The dog is right, maybe on both counts. Alex isn’t trying, but it’s hard to work up the energy when it feels like everyone around you is only surviving through self-dilution; like they’re all just shutting down, getting drunk, and having meaningless sex in order to numb the pain of having to start over without a safety net. Alex is a handsome kid whose intractable honesty disguises a droll sense of humor, but he just can’t bring himself to play the game. When a sloppy girl at a party (mega-talented “Landline” breakout Abby Quinn) invites him to play a one-on-game game of spin the bottle, Alex bails on a sure thing in favor of… walking outside and watching home videos on his phone.

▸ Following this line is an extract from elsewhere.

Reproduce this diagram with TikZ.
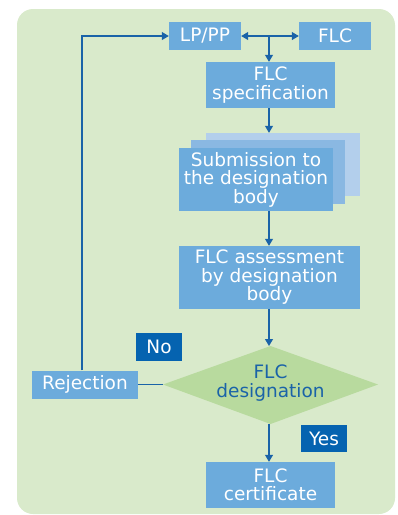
\documentclass[tikz,border=0pt]{standalone}
\usepackage{fontspec}
\setmainfont{DejaVu Sans}
\usetikzlibrary{shapes.geometric,arrows.meta,calc}
\definecolor{bggreen}{HTML}{D9EACB}
\definecolor{boxblue}{HTML}{6CABDC}
\definecolor{midblue}{HTML}{8AB8E2}
\definecolor{lightblue}{HTML}{B3CFEC}
\definecolor{lineblue}{HTML}{1A63A8}
\definecolor{labelblue}{HTML}{0563B0}
\definecolor{diagreen}{HTML}{B8DA9E}
\tikzset{
  x=1pt, y=-1pt,
  fontsz/.style={font=\fontsize{18.5}{18.5}\selectfont},
  bluebox/.style={rectangle, fill=boxblue, text=white, inner sep=0pt, align=center, fontsz},
  stackbox/.style={rectangle, inner sep=0pt, minimum width=154pt},
  lab/.style={rectangle, fill=labelblue, text=white, inner sep=0pt, minimum width=46pt, minimum height=28pt, fontsz},
  conn/.style={draw=lineblue, line width=1.2pt},
  arr/.style={conn, -{Triangle[length=7pt,width=8pt]}},
}
\begin{document}
\begin{tikzpicture}
\useasboundingbox (0,0) rectangle (398,515);
\fill[bggreen, rounded corners=16pt] (17,9) rectangle (395,514);
% nodes
\node[bluebox, minimum width=72pt, minimum height=28pt] (lp) at (205,36) {LP/PP};
\node[bluebox, minimum width=72pt, minimum height=28pt] (flc) at (335,36) {FLC};
\node[bluebox, minimum width=129pt, minimum height=46pt] (spec) at (270.5,85) {FLC\\specification};
\node[stackbox, fill=lightblue, minimum height=63pt] (back) at (283,164.5) {};
\node[stackbox, fill=midblue, minimum height=64pt] (mid) at (268,172) {};
\node[bluebox, minimum width=154pt, minimum height=63pt] (front) at (256,179.5) {Submission to\\the designation\\body};
\node[bluebox, minimum width=181pt, minimum height=63pt] (assess) at (269.5,277.5) {FLC assessment\\by designation\\body};
% decision diamond
\coordinate (diaN) at (270.5,346);
\coordinate (diaS) at (270.5,424);
\coordinate (diaW) at (163,384.5);
\coordinate (diaE) at (378,384.5);
\fill[diagreen] (diaN) -- (diaE) -- (diaS) -- (diaW) -- cycle;
\node[text=lineblue, inner sep=0pt, align=center, fontsz] (dia) at (270.5,383) {FLC\\designation};
\node[bluebox, minimum width=106pt, minimum height=28pt] (rej) at (85,384.5) {Rejection};
\node[lab] (no) at (159,347) {No};
\node[lab, minimum height=27pt] (yes) at (324,438.5) {Yes};
\node[bluebox, minimum width=129pt, minimum height=46pt] (cert) at (270.5,485) {FLC\\certificate};
% connectors
\coordinate (j) at (269,36);
\coordinate (up) at (82,36);
\draw[arr] (j) -- (lp.east);
\draw[arr] (j) -- (flc.west);
\draw[arr] (j) -- (j |- spec.north);
\draw[arr] (j |- spec.south) -- (j |- back.north);
\draw[arr] (j |- front.south) -- (j |- assess.north);
\draw[arr] (j |- assess.south) -- (j |- diaN);
\draw[arr] (j |- diaS) -- (j |- cert.north);
\draw[conn] (rej.east) -- (diaW);
\draw[arr] (up |- rej.north) -- (up) -- (lp.west);
\end{tikzpicture}
\end{document}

That Raiff is able to make that choice seem at all realistic is a credit to his unique screen persona. Or maybe it’s that his screen persona feels unique because it’s so realistic. Alex, the way that Raiff plays him, and virtually everything else about “Shithouse” is engaging because of how well it splits the difference between mumblecore lethargy and post-Apatow comic tenderness. The dialogue feels neither improvised nor overwritten, and the story is neither too loose nor too structured; one sequence starts with a long walk-and-talk only to blow up into a chase scene that’s bookended with some gentle Buster Keaton-esque physical comedy. The whole movie is suspended in a pleasant and intimate space between order and chaos, love and abandonment, leaving the nest and building a new one. Every time “Shithouse” borrows from something else, it only seems to become more itself.

It helps that Raiff has a rare eye for casting. He recognized that “First Girl I Loved” and “Support the Girls” star Dylan Gelula would be the perfect choice to play Maggie — the sexually available but self-isolating RA who Alex winds up with after their other dates for the evening don’t work out — and he badgered the actress over Instagram until she agreed to be in his movie. That worked out well for everyone.

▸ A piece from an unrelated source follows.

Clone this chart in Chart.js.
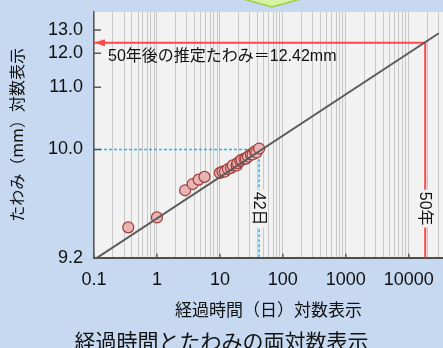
<!DOCTYPE html>
<html>
<head>
<meta charset="utf-8">
<script src="https://cdn.jsdelivr.net/npm/chart.js@4.4.0/dist/chart.umd.min.js"></script>
<style>
  html, body { margin: 0; padding: 0; background: #c6d9f1; }
  #wrap { width: 443px; height: 348px; position: relative; }
</style>
</head>
<body>
<div id="wrap"><canvas id="chart"></canvas></div>
<script>
// measured deflection (mm) against elapsed days
const days = [0.35, 1.0, 2.8, 3.7, 4.6, 5.7, 10, 11, 12, 13.4, 15, 16, 18.5, 19, 21, 22, 24.5, 26, 28, 31, 33, 36, 38, 42];
const deflection = [9.49, 9.53, 9.67, 9.71, 9.74, 9.76, 9.79, 9.80, 9.80, 9.82, 9.83, 9.85, 9.85, 9.87, 9.89, 9.90, 9.91, 9.91, 9.93, 9.95, 9.95, 9.98, 9.97, 10.01];

// fitted line (end points)
const fitDays = [0.1, 30000];
const fitDeflection = [9.39, 12.84];

// 50 year estimate and 42 day reading
const estDays = 18250;
const estDeflection = 12.42;
const obsDays = 42;
const obsDeflection = 10.0;

const xTickValues = [0.1, 1, 10, 100, 1000, 10000];
const xTickLabels = ['0.1', '1', '10', '100', '1000', '10000'];
const yTickValues = [9.395, 10, 11, 12, 13];
const yTickLabels = ['9.2', '10.0', '11.0', '12.0', '13.0'];

const X_MIN = 0.1, X_MAX = 35000;
const Y_MIN = 9.395, Y_MAX = 14.0;
// the deflection axis is logarithmic in (deflection - 9.2 mm)
const Y_BASE = 9.2;
const up = v => v - Y_BASE;

const RED = '#ff4848';
const BLUE = '#2db4ef';
const LATIN = "'Liberation Sans', 'Noto Sans CJK JP', sans-serif";
const CJK = "'Noto Sans CJK JP', 'Liberation Sans', sans-serif";

const decor = {
  id: 'decor',
  beforeDraw(chart) {
    const { ctx, chartArea: a } = chart;
    ctx.save();
    ctx.fillStyle = '#f2f2f2';
    ctx.fillRect(a.left, a.top, a.right - a.left, a.bottom - a.top);
    ctx.restore();
  },
  afterDatasetsDraw(chart) {
    const { ctx, chartArea: a, scales: { x, y } } = chart;
    ctx.save();
    // small inward tick marks
    ctx.strokeStyle = '#595959';
    ctx.lineWidth = 1.5;
    ctx.beginPath();
    yTickValues.forEach(v => {
      const py = y.getPixelForValue(up(v));
      ctx.moveTo(a.left, py); ctx.lineTo(a.left + 7, py);
    });
    xTickValues.forEach(v => {
      const px = x.getPixelForValue(v);
      ctx.moveTo(px, a.bottom); ctx.lineTo(px, a.bottom - 4);
    });
    ctx.stroke();

    // arrow head on the 50 year line
    const ay = y.getPixelForValue(up(estDeflection));
    ctx.fillStyle = RED;
    ctx.beginPath();
    ctx.moveTo(a.left, ay);
    ctx.lineTo(a.left + 11, ay - 3.5);
    ctx.lineTo(a.left + 11, ay + 3.5);
    ctx.closePath();
    ctx.fill();

    ctx.fillStyle = '#111';
    ctx.font = '16px ' + LATIN;
    ctx.textBaseline = 'middle';
    ctx.textAlign = 'left';
    ctx.fillText('50年後の推定たわみ＝12.42mm', a.left + 14, ay + 14);

    // vertical labels on the marker lines
    const ly = y.getPixelForValue(up(9.57));
    [[obsDays, '42日'], [estDays, '50年']].forEach(([d, t]) => {
      const px = x.getPixelForValue(d);
      ctx.save();
      ctx.translate(px, ly);
      ctx.rotate(Math.PI / 2);
      const w = ctx.measureText(t).width;
      ctx.fillStyle = '#f2f2f2';
      ctx.fillRect(-w / 2 - 2, -8, w + 4, 16);
      ctx.fillStyle = '#111';
      ctx.textAlign = 'center';
      ctx.fillText(t, 0, 1);
      ctx.restore();
    });
    ctx.restore();
  },
  afterDraw(chart) {
    // tip of the green arrow at the top
    const { ctx } = chart;
    ctx.save();
    ctx.fillStyle = '#d8f3a3';
    ctx.strokeStyle = '#98cf4a';
    ctx.lineWidth = 1.5;
    ctx.beginPath();
    ctx.moveTo(243, -1);
    ctx.lineTo(272, 7);
    ctx.lineTo(301, -1);
    ctx.closePath();
    ctx.fill();
    ctx.stroke();
    ctx.restore();
  }
};

new Chart(document.getElementById('chart'), {
  type: 'scatter',
  data: {
    datasets: [
      {
        type: 'line',
        data: fitDays.map((d, i) => ({ x: d, y: up(fitDeflection[i]) })),
        borderColor: '#5a5a5a',
        borderWidth: 2,
        pointRadius: 0,
        order: 0
      },
      {
        data: days.map((d, i) => ({ x: d, y: up(deflection[i]) })),
        backgroundColor: '#e9b5b4',
        borderColor: '#a03c3a',
        borderWidth: 1.2,
        pointRadius: 5.5,
        order: 1
      },
      {
        type: 'line',
        data: [
          { x: X_MIN, y: up(estDeflection) },
          { x: estDays, y: up(estDeflection) },
          { x: estDays, y: up(Y_MIN) }
        ],
        borderColor: RED,
        borderWidth: 2,
        pointRadius: 0,
        order: 2
      },
      {
        type: 'line',
        data: [
          { x: X_MIN, y: up(obsDeflection) },
          { x: obsDays, y: up(obsDeflection) },
          { x: obsDays, y: up(Y_MIN) }
        ],
        borderColor: BLUE,
        borderWidth: 1.5,
        borderDash: [3, 2],
        pointRadius: 0,
        order: 2
      }
    ]
  },
  options: {
    responsive: true,
    maintainAspectRatio: false,
    animation: false,
    layout: { autoPadding: false, padding: { top: 12, right: 0, bottom: 0, left: 0 } },
    plugins: {
      legend: { display: false },
      tooltip: { enabled: false },
      title: {
        display: true,
        position: 'bottom',
        text: '経過時間とたわみの両対数表示',
        color: '#111',
        font: { family: CJK, size: 21, weight: 'normal' },
        padding: { top: 0, bottom: -6 }
      }
    },
    scales: {
      x: {
        type: 'logarithmic',
        min: X_MIN,
        max: X_MAX,
        afterFit: s => { s.height = 71; },
        afterBuildTicks: s => {
          const t = [];
          xTickValues.forEach(d => {
            for (let m = 1; m <= 9; m++) {
              const v = m === 1 ? d : +(m * d).toPrecision(6);
              if (v <= X_MAX) t.push({ value: v, major: m === 1 });
            }
          });
          s.ticks = t;
        },
        grid: { color: '#c8c8c8', lineWidth: 1, drawTicks: true, tickLength: 11, tickColor: 'rgba(0,0,0,0)' },
        border: { color: '#4d4d4d', width: 2 },
        ticks: {
          autoSkip: false,
          maxRotation: 0,
          minRotation: 0,
          padding: 0,
          color: '#111',
          font: { family: LATIN, size: 18 },
          callback: v => {
            const i = xTickValues.indexOf(v);
            return i < 0 ? '' : xTickLabels[i];
          }
        },
        title: {
          display: true,
          text: '経過時間（日）対数表示',
          color: '#111',
          font: { family: CJK, size: 17 },
          padding: { top: 0, bottom: 9 }
        }
      },
      y: {
        type: 'logarithmic',
        min: up(Y_MIN),
        max: up(Y_MAX),
        afterFit: s => { s.width = 94; },
        afterBuildTicks: s => { s.ticks = yTickValues.map(v => ({ value: up(v) })); },
        grid: { display: false, drawTicks: true, tickLength: 11 },
        border: { color: '#595959', width: 1.5 },
        ticks: {
          padding: 0,
          color: '#111',
          font: { family: LATIN, size: 18 },
          callback: (v, i) => yTickLabels[i]
        },
        title: {
          display: true,
          text: 'たわみ（mm）対数表示',
          color: '#111',
          font: { family: CJK, size: 16 },
          padding: { top: 7, bottom: 0 }
        }
      }
    }
  },
  plugins: [decor]
});
</script>
</body>
</html>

From the detail-oriented and cringe-inducing (almost) sex scene that kicks off their enchanted night together, to a climactic heart-to-heart that hinges on a critical reading of the Jennifer Garner masterpiece “13 Going on 30,” these two characters are winsome foils for each other. Alex believes that college kids are “like newborn babies without anyone to hold us,” while Maggie contends that people are there to learn how to stand on their own two feet. It’s funny how those ideas can seem mutually exclusive. He thinks people turn off their brains as soon as they get to campus, and she counters that adapting to the demands of a new environment is maybe the most valuable kind of intelligence there is. He needs hugs to get through the day, and she’d rather take off her pants than lower her guard.

If the dynamic between them is far too needy and alive to feel didactic, that’s because Gelula is able to imbue even the sparest moments with a quiet storm of emotion. Near and distant at the same time — a full person who could slip through your fingers at a moment’s notice — her Maggie warms to Alex in order to keep herself from thawing. She’s more like him than she’d ever dare to admit, but that doesn’t mean he’s right. There may not be another actor of her generation who’s better at navigating between sensitivity and self-protection, and able to be so funny while she does it.

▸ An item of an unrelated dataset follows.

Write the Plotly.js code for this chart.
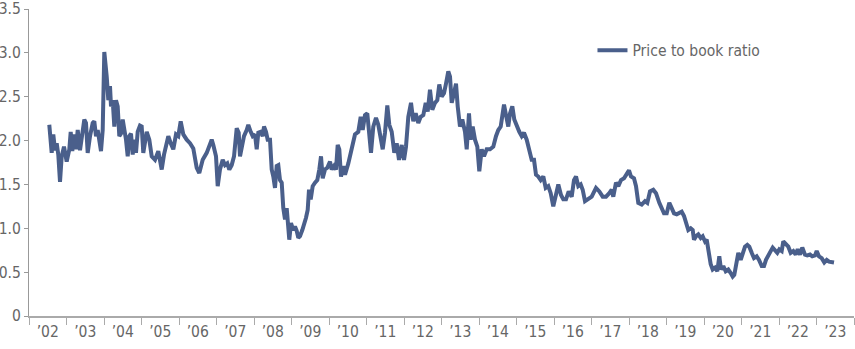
<!DOCTYPE html>
<html>
<head>
<meta charset="utf-8">
<script src="https://cdn.plot.ly/plotly-3.0.1.min.js"></script>
<style>
  html, body { margin: 0; padding: 0; background: #fff; }
  #chart { width: 855px; height: 349px; }
</style>
</head>
<body>
<div id="chart"></div>
<script>
// Decimal-year positions of the observations
const dates = [
  2002.541, 2002.605, 2002.648, 2002.693, 2002.739, 2002.781, 2002.827, 2002.872, 2002.933, 2003.005,
  2003.075, 2003.112, 2003.155, 2003.200, 2003.253, 2003.299, 2003.360, 2003.405, 2003.475, 2003.520,
  2003.565, 2003.627, 2003.699, 2003.741, 2003.787, 2003.832, 2003.875, 2003.920, 2003.965, 2004.008,
  2004.072, 2004.115, 2004.160, 2004.187, 2004.232, 2004.275, 2004.320, 2004.365, 2004.408, 2004.453,
  2004.499, 2004.533, 2004.587, 2004.632, 2004.675, 2004.720, 2004.765, 2004.808, 2004.853, 2004.899,
  2004.960, 2005.005, 2005.048, 2005.139, 2005.208, 2005.272, 2005.360, 2005.448, 2005.539, 2005.600,
  2005.715, 2005.779, 2005.848, 2005.920, 2005.981, 2006.045, 2006.115, 2006.205, 2006.293, 2006.381,
  2006.472, 2006.541, 2006.632, 2006.739, 2006.827, 2006.872, 2006.915, 2006.987, 2007.032, 2007.093,
  2007.165, 2007.227, 2007.288, 2007.341, 2007.405, 2007.467, 2007.539, 2007.592, 2007.627, 2007.699,
  2007.733, 2007.805, 2007.848, 2007.912, 2007.965, 2008.027, 2008.072, 2008.115, 2008.179, 2008.232,
  2008.267, 2008.320, 2008.365, 2008.427, 2008.472, 2008.515, 2008.560, 2008.605, 2008.648, 2008.693,
  2008.739, 2008.781, 2008.827, 2008.872, 2008.915, 2008.941, 2008.987, 2009.048, 2009.093, 2009.139,
  2009.181, 2009.227, 2009.288, 2009.333, 2009.387, 2009.432, 2009.467, 2009.512, 2009.565, 2009.627,
  2009.688, 2009.741, 2009.787, 2009.832, 2009.893, 2009.955, 2010.027, 2010.072, 2010.133, 2010.187,
  2010.232, 2010.275, 2010.320, 2010.381, 2010.427, 2010.515, 2010.605, 2010.693, 2010.781, 2010.845,
  2010.899, 2010.960, 2011.021, 2011.075, 2011.120, 2011.181, 2011.253, 2011.315, 2011.360, 2011.432,
  2011.493, 2011.555, 2011.608, 2011.672, 2011.741, 2011.805, 2011.867, 2011.939, 2012.000, 2012.053,
  2012.115, 2012.187, 2012.248, 2012.312, 2012.381, 2012.445, 2012.515, 2012.579, 2012.632, 2012.693,
  2012.755, 2012.827, 2012.888, 2012.941, 2013.005, 2013.067, 2013.120, 2013.181, 2013.227, 2013.272,
  2013.333, 2013.387, 2013.432, 2013.493, 2013.555, 2013.627, 2013.672, 2013.733, 2013.779, 2013.832,
  2013.893, 2013.955, 2014.008, 2014.072, 2014.133, 2014.205, 2014.293, 2014.381, 2014.453, 2014.515,
  2014.579, 2014.632, 2014.667, 2014.720, 2014.781, 2014.827, 2014.888, 2014.941, 2015.005, 2015.075,
  2015.139, 2015.200, 2015.272, 2015.341, 2015.405, 2015.467, 2015.520, 2015.581, 2015.645, 2015.715,
  2015.779, 2015.848, 2015.912, 2015.981, 2016.053, 2016.115, 2016.187, 2016.248, 2016.320, 2016.392,
  2016.472, 2016.533, 2016.587, 2016.648, 2016.712, 2016.765, 2016.827, 2016.915, 2017.005, 2017.120,
  2017.208, 2017.299, 2017.387, 2017.475, 2017.539, 2017.581, 2017.653, 2017.715, 2017.787, 2017.867,
  2017.939, 2018.000, 2018.053, 2018.133, 2018.187, 2018.248, 2018.339, 2018.427, 2018.488, 2018.560,
  2018.648, 2018.720, 2018.808, 2018.872, 2018.933, 2019.005, 2019.075, 2019.139, 2019.200, 2019.272,
  2019.341, 2019.405, 2019.467, 2019.520, 2019.581, 2019.645, 2019.699, 2019.733, 2019.787, 2019.848,
  2019.912, 2019.965, 2020.027, 2020.072, 2020.133, 2020.179, 2020.232, 2020.293, 2020.355, 2020.408,
  2020.453, 2020.515, 2020.579, 2020.648, 2020.712, 2020.765, 2020.808, 2020.872, 2020.915, 2020.979,
  2021.032, 2021.093, 2021.155, 2021.208, 2021.272, 2021.333, 2021.405, 2021.467, 2021.539, 2021.600,
  2021.653, 2021.715, 2021.779, 2021.832, 2021.893, 2021.955, 2022.008, 2022.072, 2022.115, 2022.187,
  2022.248, 2022.312, 2022.381, 2022.445, 2022.499, 2022.560, 2022.621, 2022.693, 2022.755, 2022.827,
  2022.888, 2022.960, 2023.005, 2023.067, 2023.139, 2023.208, 2023.272, 2023.333, 2023.405, 2023.467
];

// Price to book ratio values
const pbRatio = [
  2.18, 1.86, 2.07, 1.89, 1.97, 1.84, 1.53, 1.82, 1.93, 1.76,
  1.90, 2.10, 1.88, 2.07, 1.90, 2.12, 1.89, 2.05, 2.24, 2.20,
  1.86, 2.05, 2.20, 2.22, 2.05, 2.12, 2.03, 1.88, 2.12, 3.01,
  2.73, 2.46, 2.62, 2.39, 2.46, 2.16, 2.46, 2.39, 2.05, 2.08,
  2.24, 2.16, 2.01, 1.82, 2.05, 2.08, 1.84, 2.01, 1.86, 2.10,
  2.17, 2.16, 1.86, 2.10, 2.01, 1.82, 1.78, 1.88, 1.67, 1.84,
  2.05, 1.97, 1.90, 2.07, 2.05, 2.22, 2.07, 2.01, 1.97, 1.91,
  1.69, 1.63, 1.78, 1.86, 1.97, 2.01, 1.95, 1.82, 1.48, 1.67,
  1.78, 1.72, 1.74, 1.67, 1.72, 1.82, 2.14, 2.09, 1.82, 2.01,
  2.05, 2.12, 2.18, 2.10, 2.05, 2.07, 1.90, 2.09, 2.10, 2.05,
  2.16, 2.10, 2.01, 2.01, 1.67, 1.59, 1.46, 1.71, 1.72, 1.55,
  1.52, 1.23, 1.10, 1.23, 1.02, 0.87, 1.06, 0.98, 1.02, 0.97,
  0.89, 0.91, 0.98, 1.04, 1.12, 1.21, 1.44, 1.33, 1.48, 1.52,
  1.55, 1.67, 1.82, 1.57, 1.67, 1.69, 1.76, 1.67, 1.71, 1.67,
  1.95, 1.90, 1.59, 1.71, 1.61, 1.74, 1.93, 2.07, 2.10, 2.27,
  2.12, 2.29, 2.31, 2.09, 1.86, 2.16, 2.26, 2.18, 2.09, 1.90,
  2.09, 2.40, 2.18, 2.10, 1.86, 1.97, 1.78, 1.95, 1.78, 1.93,
  2.27, 2.43, 2.22, 2.31, 2.20, 2.27, 2.29, 2.43, 2.33, 2.58,
  2.35, 2.43, 2.46, 2.64, 2.50, 2.54, 2.65, 2.79, 2.73, 2.43,
  2.54, 2.65, 2.39, 2.16, 2.24, 2.10, 1.90, 2.31, 2.01, 2.16,
  2.01, 1.93, 1.65, 1.90, 1.82, 1.90, 1.90, 1.93, 2.05, 2.12,
  2.16, 2.31, 2.41, 2.29, 2.16, 2.31, 2.39, 2.24, 2.16, 2.10,
  2.05, 2.09, 2.01, 1.86, 1.78, 1.78, 1.61, 1.59, 1.55, 1.59,
  1.46, 1.48, 1.40, 1.25, 1.40, 1.50, 1.38, 1.33, 1.33, 1.42,
  1.36, 1.55, 1.59, 1.48, 1.50, 1.44, 1.31, 1.33, 1.36, 1.46,
  1.42, 1.36, 1.36, 1.40, 1.44, 1.36, 1.52, 1.48, 1.55, 1.57,
  1.61, 1.66, 1.59, 1.57, 1.48, 1.29, 1.27, 1.31, 1.29, 1.42,
  1.44, 1.40, 1.29, 1.23, 1.17, 1.17, 1.29, 1.23, 1.17, 1.16,
  1.17, 1.19, 1.14, 1.08, 0.98, 1.00, 0.98, 0.87, 0.91, 0.93,
  0.89, 0.91, 0.85, 0.87, 0.72, 0.59, 0.53, 0.55, 0.51, 0.68,
  0.53, 0.57, 0.51, 0.53, 0.49, 0.45, 0.47, 0.64, 0.72, 0.64,
  0.72, 0.79, 0.81, 0.79, 0.72, 0.66, 0.68, 0.64, 0.57, 0.57,
  0.64, 0.70, 0.74, 0.78, 0.74, 0.72, 0.76, 0.74, 0.85, 0.81,
  0.79, 0.72, 0.74, 0.70, 0.76, 0.70, 0.78, 0.70, 0.69, 0.70,
  0.68, 0.69, 0.74, 0.68, 0.66, 0.61, 0.64, 0.62, 0.62, 0.61
];

// Axis ticks: year boundaries get tick marks, labels sit mid-year
const yearBounds = [2002,2003,2004,2005,2006,2007,2008,2009,2010,2011,2012,2013,2014,2015,2016,2017,2018,2019,2020,2021,2022,2023,2024];
const yearLabelPos = [2002.5,2003.5,2004.5,2005.5,2006.5,2007.5,2008.5,2009.5,2010.5,2011.5,2012.5,2013.5,2014.5,2015.5,2016.5,2017.5,2018.5,2019.5,2020.5,2021.5,2022.5,2023.5];
const yearLabels = ['\u201902','\u201903','\u201904','\u201905','\u201906','\u201907','\u201908','\u201909','\u201910','\u201911','\u201912','\u201913','\u201914','\u201915','\u201916','\u201917','\u201918','\u201919','\u201920','\u201921','\u201922','\u201923'];
const yTicks = [0, 0.5, 1.0, 1.5, 2.0, 2.5, 3.0, 3.5];
const yLabels = ['0', '0.5', '1.0', '1.5', '2.0', '2.5', '3.0', '3.5'];
const seriesName = 'Price to book ratio';

const FONT = '"DejaVu Sans Condensed", "Liberation Sans Narrow", "Roboto Condensed", sans-serif';
const FSIZE = 15.5;

const trace = {
  type: 'scatter',
  mode: 'lines',
  x: dates,
  y: pbRatio,
  name: seriesName,
  line: { color: '#4a5f8b', width: 4 },
  hoverinfo: 'x+y'
};

const layout = {
  width: 855,
  height: 349,
  margin: { l: 29, r: 1, t: 9, b: 33 },
  paper_bgcolor: '#ffffff',
  plot_bgcolor: '#ffffff',
  font: { family: FONT, size: FSIZE, color: '#666666' },
  showlegend: true,
  legend: {
    x: 0.683, y: 0.92, xanchor: 'left', yanchor: 'top',
    bgcolor: 'rgba(0,0,0,0)',
    font: { family: FONT, size: FSIZE, color: '#666666' }
  },
  xaxis: {
    type: 'linear',
    range: [2002, 2024],
    tickmode: 'array',
    tickvals: yearLabelPos,
    ticktext: yearLabels,
    ticks: '',
    minor: {
      tickmode: 'array',
      tickvals: yearBounds,
      ticks: 'outside',
      ticklen: 7,
      tickwidth: 1,
      tickcolor: '#aaaaaa',
      showgrid: false
    },
    showline: true,
    linecolor: '#aaaaaa',
    linewidth: 2,
    showgrid: false,
    zeroline: false,
    fixedrange: true,
    tickfont: { family: FONT, size: FSIZE, color: '#666666' }
  },
  yaxis: {
    range: [0, 3.5],
    tickmode: 'array',
    tickvals: yTicks,
    ticktext: yLabels,
    ticks: 'outside',
    ticklen: 4,
    tickwidth: 1,
    tickcolor: '#999999',
    showline: true,
    linecolor: '#999999',
    linewidth: 1,
    showgrid: false,
    zeroline: false,
    fixedrange: true,
    tickfont: { family: FONT, size: FSIZE, color: '#666666' }
  }
};

Plotly.newPlot('chart', [trace], layout, { displayModeBar: false, staticPlot: true });
</script>
</body>
</html>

Whenever “Shithouse” starts drifting towards a more generic energy, or gets the tiniest bit too plotty for its own good down the home stretch, Gelula is there to bring things back on course and make this hushed little movie seem as delicate and formative as your own memories of freshman year. A super-promising debut from someone with a clear gift for personalizing shared experiences (and revitalizing the clichés that tend to make us think that we’re bored of ourselves), “Shithouse” knows that growing up can be a lonely process, but one that most people only feel like they have to go through on their own.

Grade: B+

“Shithouse” was scheduled to premiere at SXSW 2020. It is currently seeking U.S. distribution.